The deal for Luxoft -- a 19-year-old, 13,000-employee digital consultancy based in Zug, Switzerland that does business in 22 countries – is not expected to close until June, pending regulatory approvals, DXC CEO Mike Lawrie told investors during a conference call announcing the deal. Luxoft took in $911 million in revenue for the last four reporting quarters, the companies said in a press release.
Herndon, Va.-based DXC plans to buy all of the issued and outstanding company stock for a purchase price of $59 per share, which Lawrie said is about 48 percent higher than where it trades. DXC shares moved higher on Monday, up $0.05 to $57.37 in afternoon trading.
Lawrie said the two companies have been talking since last summer about a deal, but talks didn’t accelerate until the last two to three months.
“We thought we had to do something to accelerate our digital performance, number one,” Lawrie said. “Luxoft is positioned in an entirely different part of the market. This is really about an end-to-end value proposition. There’s very little overlap between what Luxoft does and what DXC does. The power of this is combining that end-to-end value proposition, so the front end capability, then the ability to integrate that into the existing IT infrastructures and fabric of our client base as well as Luxofts client base.”
Lawrie said for DXC, the deal comes down to talent. He said Luxoft has some of the best minds in the business and the company plans to put them to use to “more rapidly transform the DXC workforce” and acquire skills DXC needs more rapidly.
“Luxoft strengthens DXC’s portfolio of digital offerings with proven capabilities in high growth areas including analytics and business intelligence, user experience, IoT, and blockchain,” he said. “Luxoft also has a very strong outsourced engineering experience, utilizing a combination of deep product engineering capabilities and embedded software to deliver innovation and tailored technology solutions for their clients.”
The deal creates a potential digital powerhouse in the automotive industry, with the two companies together serving more than 20 manufacturers and OEMs throughout North America, Europe, and Asia Pacific. Lawrie said Luxoft recently completed a project for Daimler to create the Mercedes Benz user experience.
“(It is) A software platform that powers user experiences from the Mercedes Benz A Class vehicles,” he said. “Their automotive platforms and IP also include autonomous driving platforms, human machine interface, tool chain, digital cockpit, user experience, and the use of telematics and IoT for connected vehicles.”

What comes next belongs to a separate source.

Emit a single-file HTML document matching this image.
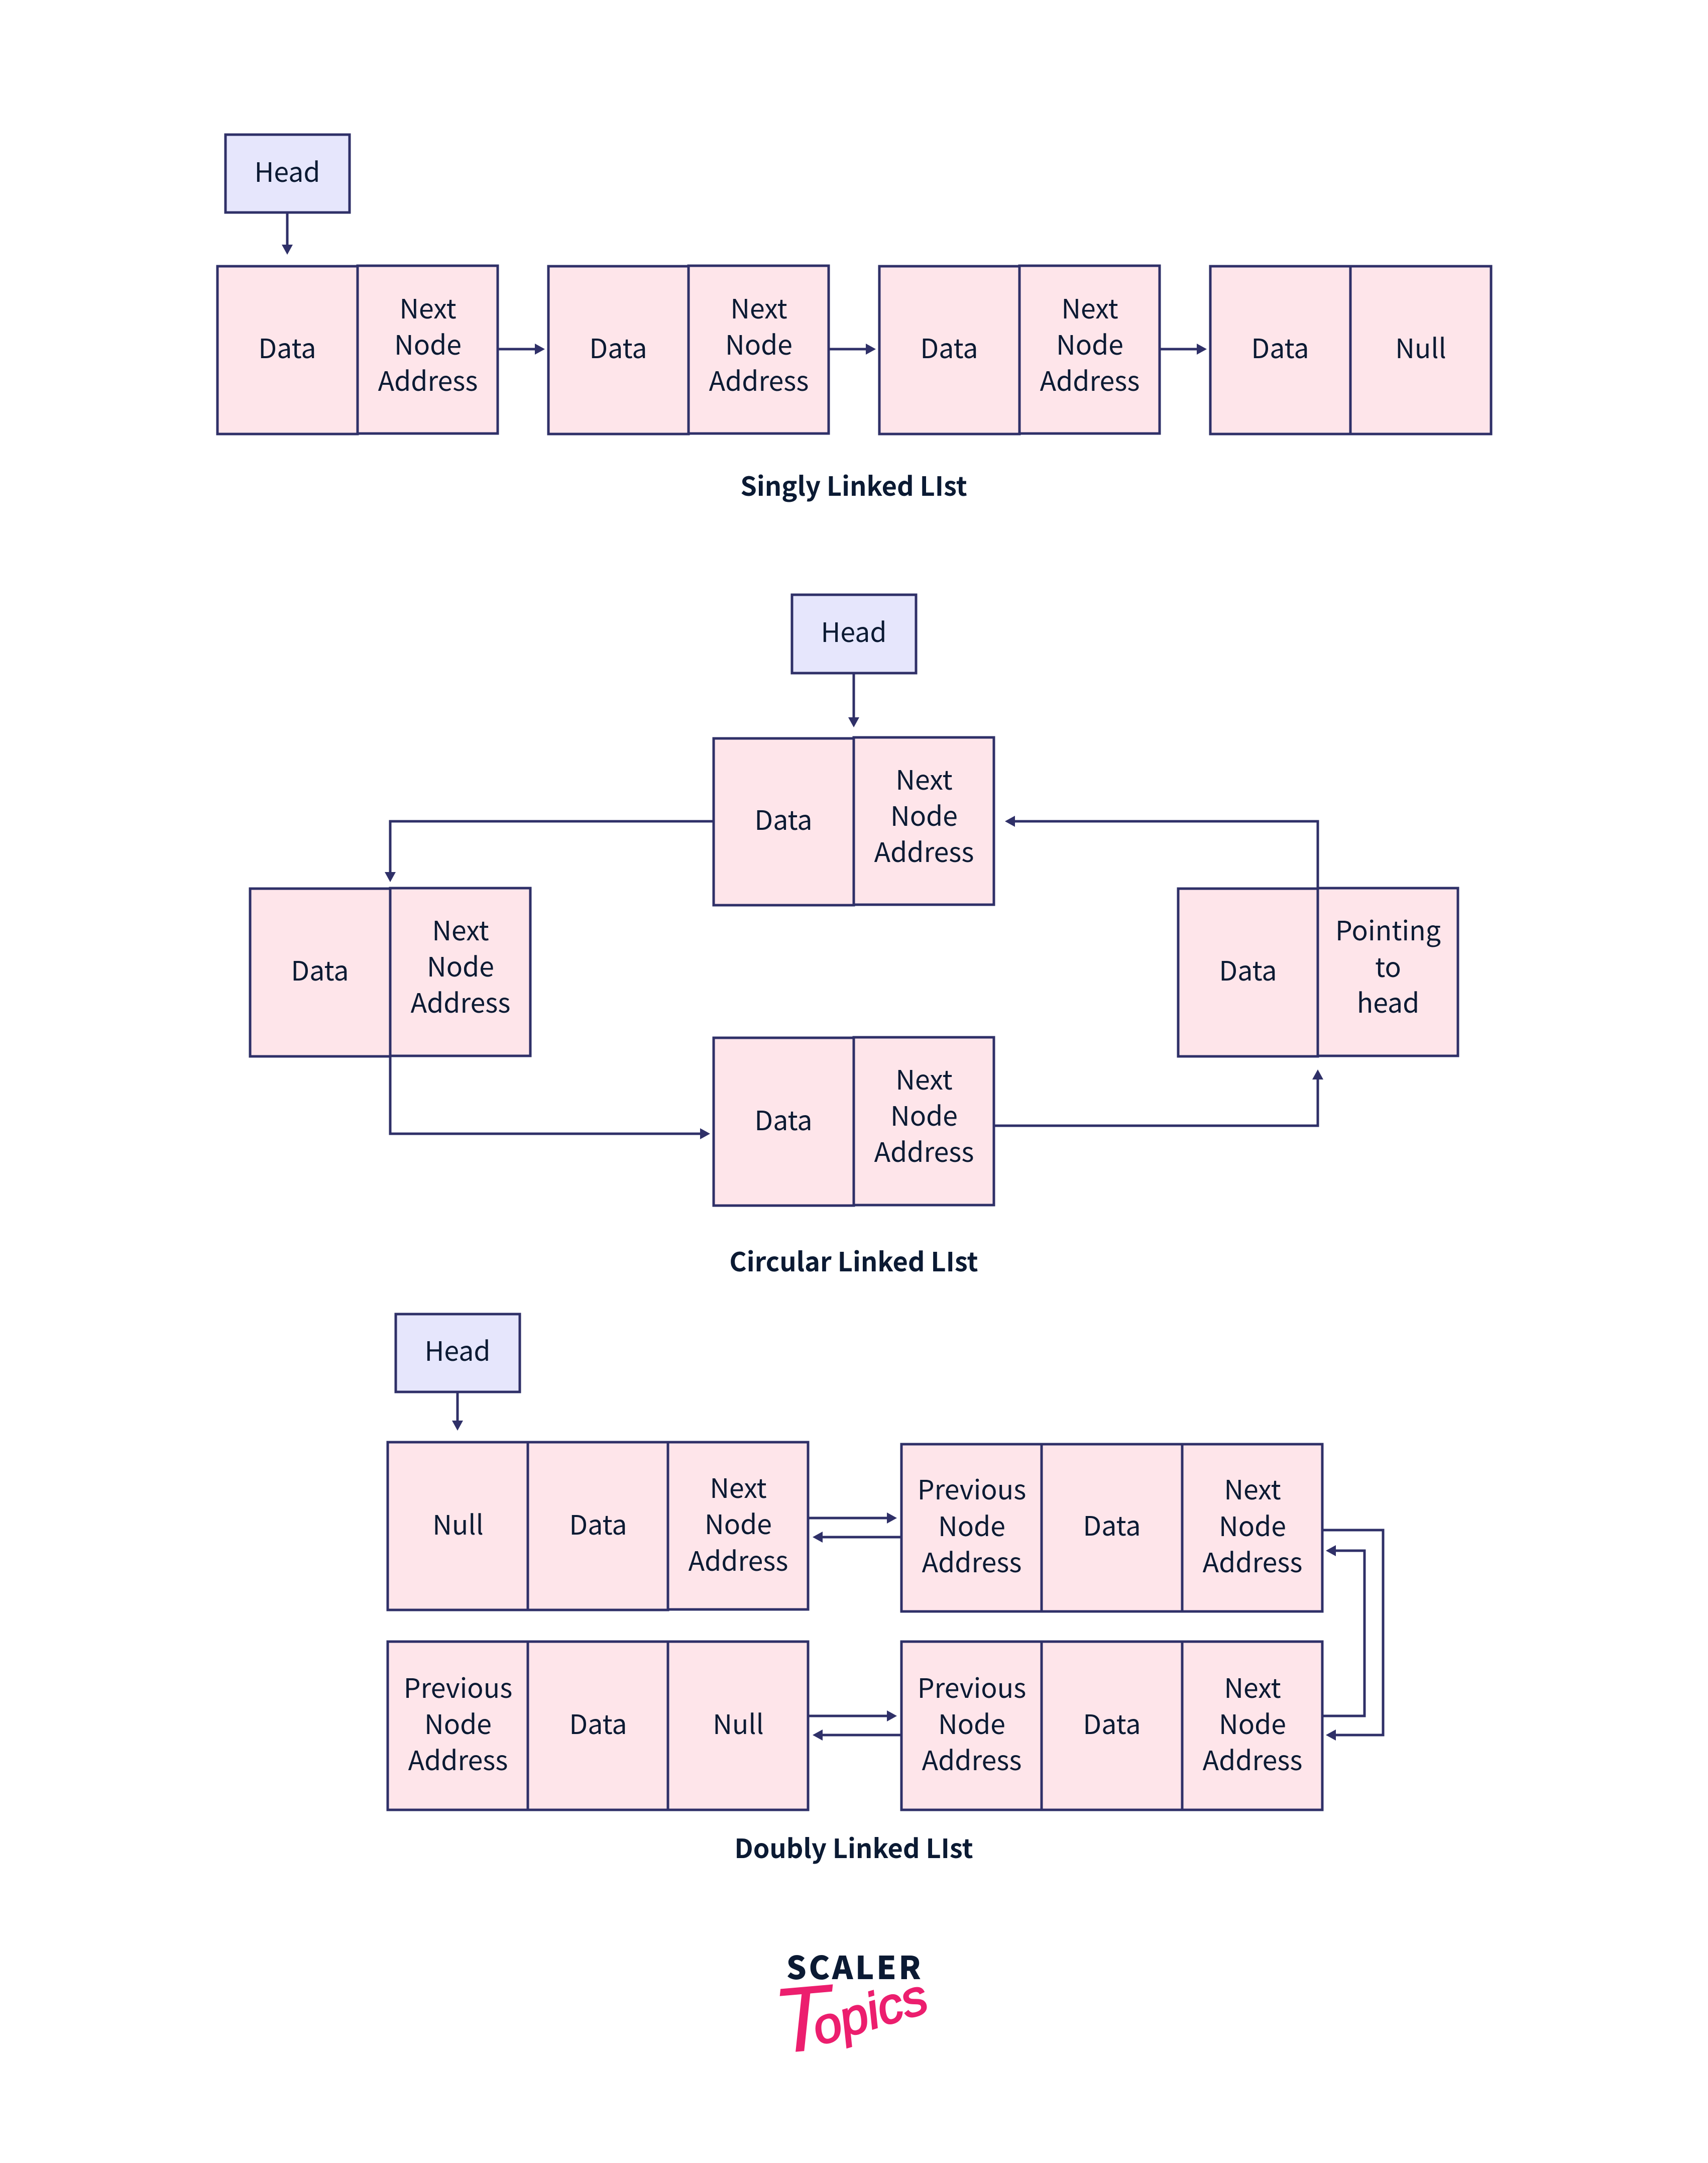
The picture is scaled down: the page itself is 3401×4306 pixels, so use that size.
<!DOCTYPE html>
<html lang="en"><head><meta charset="utf-8"><title>Linked Lists</title>
<style>
html,body{margin:0;padding:0;background:#fff}
svg{display:block}
.c{fill:#FEE5EA;stroke:#2F3068;stroke-width:5}
.h{fill:#E6E6FC;stroke:#2F3068;stroke-width:5}
.l{fill:none;stroke:#2F3068;stroke-width:5}
text{font-family:"Noto Sans CJK JP","Liberation Sans",sans-serif;font-size:53.5px;fill:#0B1A33;text-anchor:middle}
.t{font-weight:700;font-size:52.3px}
</style></head><body>
<svg xmlns="http://www.w3.org/2000/svg" width="3401" height="4306" viewBox="0 0 3401 4306">
<defs><marker id="a" markerUnits="userSpaceOnUse" markerWidth="24" markerHeight="26" refX="0" refY="13" orient="auto"><path d="M0 2L20 13L0 24Z" fill="#2F3068"/></marker></defs>
<rect width="3401" height="4306" fill="#fff"/>

<!-- Singly -->
<rect class="h" x="449" y="268" width="247" height="155"/><text x="572" y="362">Head</text>
<path class="l" d="M572 423V487" marker-end="url(#a)"/>
<rect class="c" x="433" y="530" width="279" height="334"/><rect class="c" x="712" y="529" width="279" height="334"/>
<rect class="c" x="1092" y="530" width="279" height="334"/><rect class="c" x="1371" y="529" width="279" height="334"/>
<rect class="c" x="1751" y="530" width="279" height="334"/><rect class="c" x="2030" y="529" width="279" height="334"/>
<rect class="c" x="2410" y="530" width="279" height="334"/><rect class="c" x="2689" y="530" width="280" height="334"/>
<text x="572" y="713">Data</text><text x="852" y="634">Next</text><text x="852" y="706">Node</text><text x="852" y="778">Address</text>
<text x="1231" y="713">Data</text><text x="1511" y="634">Next</text><text x="1511" y="706">Node</text><text x="1511" y="778">Address</text>
<text x="1890" y="713">Data</text><text x="2170" y="634">Next</text><text x="2170" y="706">Node</text><text x="2170" y="778">Address</text>
<text x="2549" y="713">Data</text><text x="2829" y="713">Null</text>
<path class="l" d="M992 695H1065" marker-end="url(#a)"/><path class="l" d="M1651 695H1724" marker-end="url(#a)"/><path class="l" d="M2310 695H2383" marker-end="url(#a)"/>
<text class="t" x="1700" y="987">Singly Linked LIst</text>

<!-- Circular -->
<rect class="h" x="1577" y="1184" width="247" height="156"/><text x="1700" y="1278">Head</text>
<path class="l" d="M1700 1340V1428" marker-end="url(#a)"/>
<path class="l" d="M1420 1635H777V1736" marker-end="url(#a)"/>
<path class="l" d="M2624 1769V1635H2021" marker-end="url(#a)"/>
<path class="l" d="M777 2104V2257H1394" marker-end="url(#a)"/>
<path class="l" d="M1980 2241H2624V2149" marker-end="url(#a)"/>
<rect class="c" x="1421" y="1470" width="279" height="332"/><rect class="c" x="1700" y="1468" width="279" height="333"/>
<text x="1560" y="1652">Data</text><text x="1840" y="1572">Next</text><text x="1840" y="1644">Node</text><text x="1840" y="1716">Address</text>
<rect class="c" x="498" y="1769" width="279" height="334"/><rect class="c" x="777" y="1768" width="279" height="334"/>
<text x="637" y="1952">Data</text><text x="917" y="1872">Next</text><text x="917" y="1944">Node</text><text x="917" y="2016">Address</text>
<rect class="c" x="2346" y="1769" width="278" height="334"/><rect class="c" x="2624" y="1768" width="279" height="334"/>
<text x="2485" y="1952">Data</text><text x="2764" y="1872">Pointing</text><text x="2764" y="1945">to</text><text x="2764" y="2016">head</text>
<rect class="c" x="1421" y="2066" width="279" height="334"/><rect class="c" x="1700" y="2065" width="279" height="334"/>
<text x="1560" y="2250">Data</text><text x="1840" y="2169">Next</text><text x="1840" y="2241">Node</text><text x="1840" y="2313">Address</text>
<text class="t" x="1700" y="2531">Circular Linked LIst</text>

<!-- Doubly -->
<rect class="h" x="788" y="2616" width="247" height="155"/><text x="911" y="2709">Head</text>
<path class="l" d="M911 2771V2828" marker-end="url(#a)"/>
<rect class="c" x="772" y="2871" width="279" height="334"/><rect class="c" x="1051" y="2871" width="279" height="334"/><rect class="c" x="1330" y="2871" width="279" height="333"/>
<text x="912" y="3055">Null</text><text x="1191" y="3055">Data</text><text x="1470" y="2982">Next</text><text x="1470" y="3054">Node</text><text x="1470" y="3127">Address</text>
<rect class="c" x="1795" y="2875" width="279" height="333"/><rect class="c" x="2074" y="2875" width="280" height="333"/><rect class="c" x="2354" y="2875" width="279" height="333"/>
<text x="1935" y="2985">Previous</text><text x="1935" y="3058">Node</text><text x="1935" y="3130">Address</text><text x="2214" y="3057">Data</text><text x="2494" y="2985">Next</text><text x="2494" y="3058">Node</text><text x="2494" y="3130">Address</text>
<rect class="c" x="772" y="3268" width="279" height="335"/><rect class="c" x="1051" y="3268" width="279" height="335"/><rect class="c" x="1330" y="3268" width="279" height="335"/>
<text x="912" y="3380">Previous</text><text x="912" y="3452">Node</text><text x="912" y="3524">Address</text><text x="1191" y="3452">Data</text><text x="1470" y="3452">Null</text>
<rect class="c" x="1795" y="3268" width="279" height="335"/><rect class="c" x="2074" y="3268" width="280" height="335"/><rect class="c" x="2354" y="3268" width="279" height="335"/>
<text x="1935" y="3380">Previous</text><text x="1935" y="3452">Node</text><text x="1935" y="3524">Address</text><text x="2214" y="3452">Data</text><text x="2494" y="3380">Next</text><text x="2494" y="3452">Node</text><text x="2494" y="3524">Address</text>
<path class="l" d="M1609 3022H1766" marker-end="url(#a)"/><path class="l" d="M1795 3060H1638" marker-end="url(#a)"/>
<path class="l" d="M1609 3416H1766" marker-end="url(#a)"/><path class="l" d="M1795 3454H1638" marker-end="url(#a)"/>
<path class="l" d="M2633 3046H2754V3454H2660" marker-end="url(#a)"/>
<path class="l" d="M2633 3416H2717V3087H2660" marker-end="url(#a)"/>
<text class="t" x="1700" y="3699">Doubly Linked LIst</text>

<!-- Logo -->
<text x="1702" y="3940" style="font-size:63px;font-weight:900;letter-spacing:4.5px">SCALER</text>
<text transform="translate(1546 4088) rotate(-5)" style="font-family:'Liberation Sans',sans-serif;font-style:italic;font-size:185px;text-anchor:start;fill:#EC1E6E">T</text>
<text transform="translate(1630 4072) rotate(-17)" style="font-family:'Liberation Sans',sans-serif;font-style:italic;font-size:100px;text-anchor:start;fill:#EC1E6E;stroke:#EC1E6E;stroke-width:3">opics</text>
</svg>
</body></html>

The combined companies also plan to be a force in financial services, where the two will “service half of the top financial institutions in the Americas and Europe,” DXC said.
In spite of the potential overlaps between the two solution providers, Lawrie said Luxoft will not be folded into DXC but will remain an independent company, and Luxoft CEO Dmitry Loschinin will remain in his current job.
“We are not going to integrate Luxoft,” Lawrie said. “Dmitry will work for me. What we will do is we are going to have two what I’ll call go-to-market motions around digital. Our existing digital capabilities and offerings will continue to drive into the market place, those are much more directed towards the IT world. Luxoft will continue to drive its digital go-to-market motion, then we will put in the appropriate mechanisms to drive the cross sell and revenue synergies between those two.”